(Records with drawing code)
══════════
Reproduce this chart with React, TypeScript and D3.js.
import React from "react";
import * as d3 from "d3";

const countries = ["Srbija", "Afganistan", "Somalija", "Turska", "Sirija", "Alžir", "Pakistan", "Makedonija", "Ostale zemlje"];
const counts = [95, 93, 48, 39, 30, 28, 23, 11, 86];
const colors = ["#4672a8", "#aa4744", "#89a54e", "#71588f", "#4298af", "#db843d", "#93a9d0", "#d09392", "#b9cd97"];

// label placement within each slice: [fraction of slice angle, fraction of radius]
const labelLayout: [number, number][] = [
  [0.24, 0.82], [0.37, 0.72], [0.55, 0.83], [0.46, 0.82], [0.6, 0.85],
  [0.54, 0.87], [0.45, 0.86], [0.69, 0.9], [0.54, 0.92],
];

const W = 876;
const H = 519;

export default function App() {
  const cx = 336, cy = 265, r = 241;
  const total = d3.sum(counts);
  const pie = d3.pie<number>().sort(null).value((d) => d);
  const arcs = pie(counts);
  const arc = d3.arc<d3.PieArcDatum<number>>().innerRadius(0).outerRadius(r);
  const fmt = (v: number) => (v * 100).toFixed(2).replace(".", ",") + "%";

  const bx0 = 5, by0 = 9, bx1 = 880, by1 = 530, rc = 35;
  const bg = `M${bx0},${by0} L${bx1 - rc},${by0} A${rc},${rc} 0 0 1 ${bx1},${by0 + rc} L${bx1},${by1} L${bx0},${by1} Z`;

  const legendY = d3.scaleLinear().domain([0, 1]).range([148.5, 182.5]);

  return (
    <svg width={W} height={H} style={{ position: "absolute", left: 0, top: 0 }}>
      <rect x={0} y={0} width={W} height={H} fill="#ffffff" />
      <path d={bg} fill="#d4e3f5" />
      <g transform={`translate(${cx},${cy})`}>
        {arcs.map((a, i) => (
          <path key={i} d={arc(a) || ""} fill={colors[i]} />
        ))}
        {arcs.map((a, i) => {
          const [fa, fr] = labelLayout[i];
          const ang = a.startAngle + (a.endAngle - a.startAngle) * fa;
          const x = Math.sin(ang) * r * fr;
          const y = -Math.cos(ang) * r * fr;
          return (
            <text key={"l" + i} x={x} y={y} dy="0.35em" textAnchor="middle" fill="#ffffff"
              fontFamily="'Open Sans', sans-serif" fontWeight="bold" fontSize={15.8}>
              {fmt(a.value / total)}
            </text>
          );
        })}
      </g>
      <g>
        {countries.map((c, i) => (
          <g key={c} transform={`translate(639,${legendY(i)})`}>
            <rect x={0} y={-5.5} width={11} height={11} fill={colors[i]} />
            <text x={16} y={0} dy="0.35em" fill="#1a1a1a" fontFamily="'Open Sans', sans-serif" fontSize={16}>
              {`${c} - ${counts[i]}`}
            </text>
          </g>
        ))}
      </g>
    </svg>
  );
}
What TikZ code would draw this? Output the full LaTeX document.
══════════
▶ **Required work**
Identify the lines that hold the word "React". Copy every one of them.

▶ **Worked answer**
Reproduce this chart with React, TypeScript and D3.js.
import React from "react";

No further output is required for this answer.